--- WHAT THE TASK REQUIRES ---
Take the lines beginning with the one that contains "Reproduce this diagram with TikZ." and ending with the one that contains "minimum width=345pt] (move)", and set them down exactly. Omit all pictures.

--- THE RECORDS ---
++++++++++++++++++++
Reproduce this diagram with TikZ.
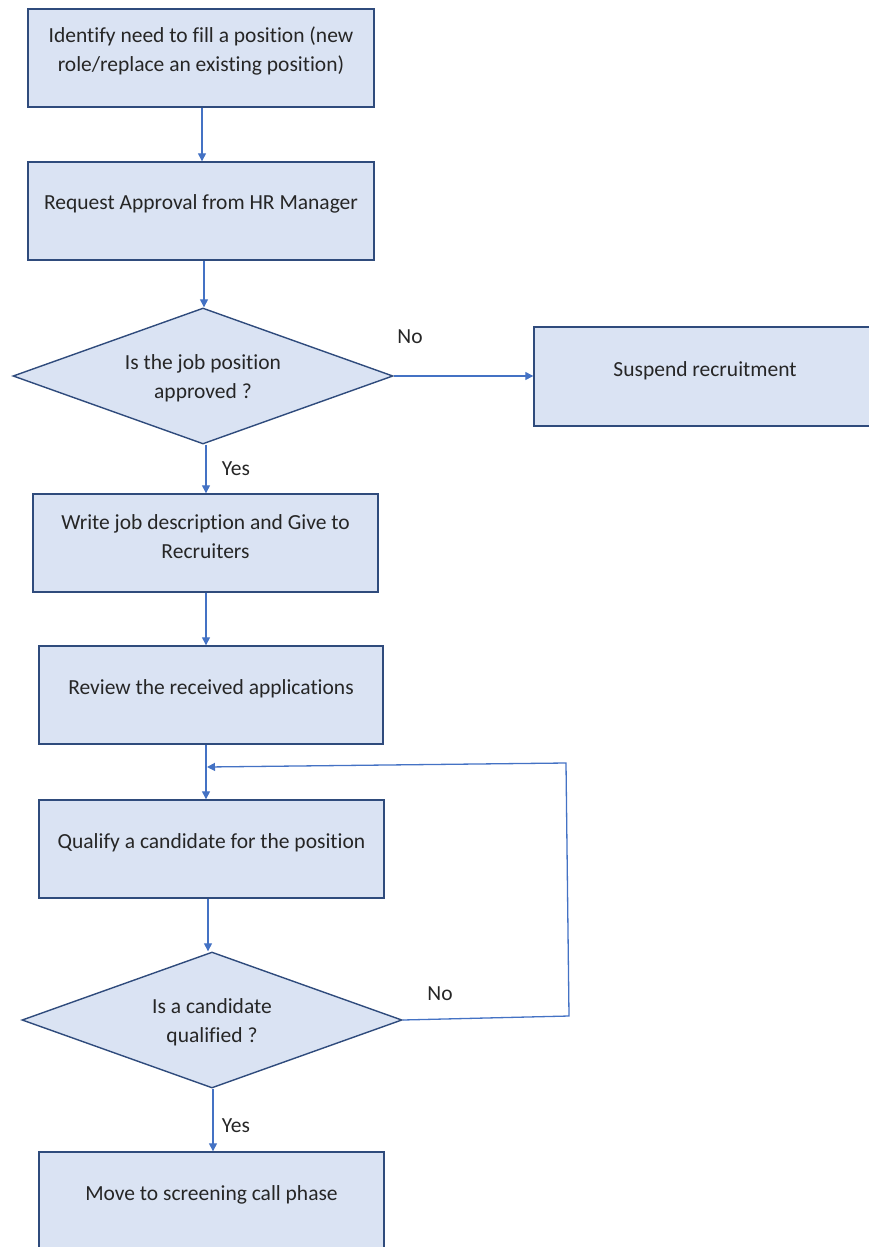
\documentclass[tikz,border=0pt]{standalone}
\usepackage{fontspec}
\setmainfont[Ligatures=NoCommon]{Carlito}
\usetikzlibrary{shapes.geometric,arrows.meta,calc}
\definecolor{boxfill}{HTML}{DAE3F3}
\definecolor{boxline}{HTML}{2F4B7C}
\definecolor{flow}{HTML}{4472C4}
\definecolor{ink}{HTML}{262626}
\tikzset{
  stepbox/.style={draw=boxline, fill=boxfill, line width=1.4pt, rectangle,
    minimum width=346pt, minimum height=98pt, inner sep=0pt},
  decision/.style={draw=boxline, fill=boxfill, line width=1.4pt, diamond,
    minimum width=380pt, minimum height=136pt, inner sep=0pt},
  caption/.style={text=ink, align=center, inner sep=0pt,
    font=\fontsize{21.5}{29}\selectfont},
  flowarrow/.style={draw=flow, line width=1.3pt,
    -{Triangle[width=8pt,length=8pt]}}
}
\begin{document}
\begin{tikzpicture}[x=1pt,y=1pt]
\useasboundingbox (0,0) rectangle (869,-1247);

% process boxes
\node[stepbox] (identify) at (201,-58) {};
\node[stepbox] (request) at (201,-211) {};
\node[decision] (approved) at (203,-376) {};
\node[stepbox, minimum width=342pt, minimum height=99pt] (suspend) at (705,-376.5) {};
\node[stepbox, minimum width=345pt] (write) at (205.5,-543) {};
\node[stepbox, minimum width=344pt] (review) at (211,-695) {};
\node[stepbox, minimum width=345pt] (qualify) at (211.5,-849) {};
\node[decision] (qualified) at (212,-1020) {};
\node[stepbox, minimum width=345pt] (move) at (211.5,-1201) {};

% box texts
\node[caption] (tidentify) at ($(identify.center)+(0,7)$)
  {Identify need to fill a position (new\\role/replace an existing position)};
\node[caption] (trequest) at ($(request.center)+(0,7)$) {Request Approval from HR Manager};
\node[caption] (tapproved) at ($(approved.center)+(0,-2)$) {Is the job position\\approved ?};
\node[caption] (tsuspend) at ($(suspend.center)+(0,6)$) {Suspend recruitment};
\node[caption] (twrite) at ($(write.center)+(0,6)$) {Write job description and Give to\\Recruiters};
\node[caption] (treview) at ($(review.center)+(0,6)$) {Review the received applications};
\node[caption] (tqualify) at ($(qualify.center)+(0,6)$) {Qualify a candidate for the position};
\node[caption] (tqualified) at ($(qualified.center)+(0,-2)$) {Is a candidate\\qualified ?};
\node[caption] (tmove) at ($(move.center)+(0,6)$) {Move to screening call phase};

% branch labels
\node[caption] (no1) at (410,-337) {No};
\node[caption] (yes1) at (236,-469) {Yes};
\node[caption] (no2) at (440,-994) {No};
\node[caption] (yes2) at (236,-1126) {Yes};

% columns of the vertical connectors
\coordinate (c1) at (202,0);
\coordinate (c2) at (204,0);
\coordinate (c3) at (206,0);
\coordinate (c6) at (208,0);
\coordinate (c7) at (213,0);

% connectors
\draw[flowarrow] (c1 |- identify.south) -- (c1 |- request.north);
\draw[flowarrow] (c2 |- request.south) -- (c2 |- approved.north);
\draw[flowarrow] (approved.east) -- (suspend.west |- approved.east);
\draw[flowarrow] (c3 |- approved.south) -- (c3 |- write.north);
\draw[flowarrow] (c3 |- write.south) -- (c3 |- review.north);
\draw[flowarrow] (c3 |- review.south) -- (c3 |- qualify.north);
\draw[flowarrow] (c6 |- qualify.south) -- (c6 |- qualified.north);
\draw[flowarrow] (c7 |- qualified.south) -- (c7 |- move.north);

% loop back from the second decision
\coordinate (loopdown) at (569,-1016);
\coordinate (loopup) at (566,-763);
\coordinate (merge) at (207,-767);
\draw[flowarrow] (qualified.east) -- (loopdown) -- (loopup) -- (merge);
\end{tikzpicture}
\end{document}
++++++++++++++++++++
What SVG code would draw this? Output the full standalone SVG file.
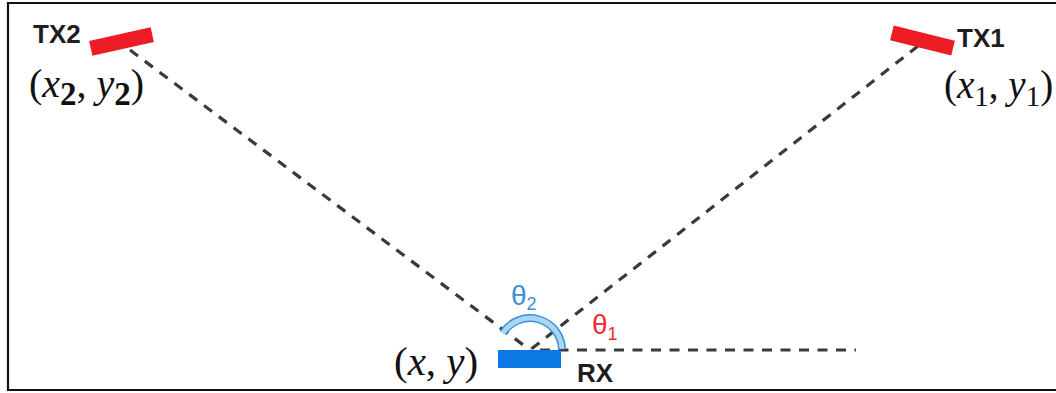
++++++++++++++++++++
--- OUTPUT FOR THIS EXERCISE ---
Reproduce this diagram with TikZ.
\documentclass[tikz,border=0pt]{standalone}
\usepackage{fontspec}
\setmainfont[Ligatures=NoCommon]{Carlito}
\usetikzlibrary{shapes.geometric,arrows.meta,calc}
\definecolor{boxfill}{HTML}{DAE3F3}
\definecolor{boxline}{HTML}{2F4B7C}
\definecolor{flow}{HTML}{4472C4}
\definecolor{ink}{HTML}{262626}
\tikzset{
  stepbox/.style={draw=boxline, fill=boxfill, line width=1.4pt, rectangle,
    minimum width=346pt, minimum height=98pt, inner sep=0pt},
  decision/.style={draw=boxline, fill=boxfill, line width=1.4pt, diamond,
    minimum width=380pt, minimum height=136pt, inner sep=0pt},
  caption/.style={text=ink, align=center, inner sep=0pt,
    font=\fontsize{21.5}{29}\selectfont},
  flowarrow/.style={draw=flow, line width=1.3pt,
    -{Triangle[width=8pt,length=8pt]}}
}
\begin{document}
\begin{tikzpicture}[x=1pt,y=1pt]
\useasboundingbox (0,0) rectangle (869,-1247);

% process boxes
\node[stepbox] (identify) at (201,-58) {};
\node[stepbox] (request) at (201,-211) {};
\node[decision] (approved) at (203,-376) {};
\node[stepbox, minimum width=342pt, minimum height=99pt] (suspend) at (705,-376.5) {};
\node[stepbox, minimum width=345pt] (write) at (205.5,-543) {};
\node[stepbox, minimum width=344pt] (review) at (211,-695) {};
\node[stepbox, minimum width=345pt] (qualify) at (211.5,-849) {};
\node[decision] (qualified) at (212,-1020) {};
\node[stepbox, minimum width=345pt] (move) at (211.5,-1201) {};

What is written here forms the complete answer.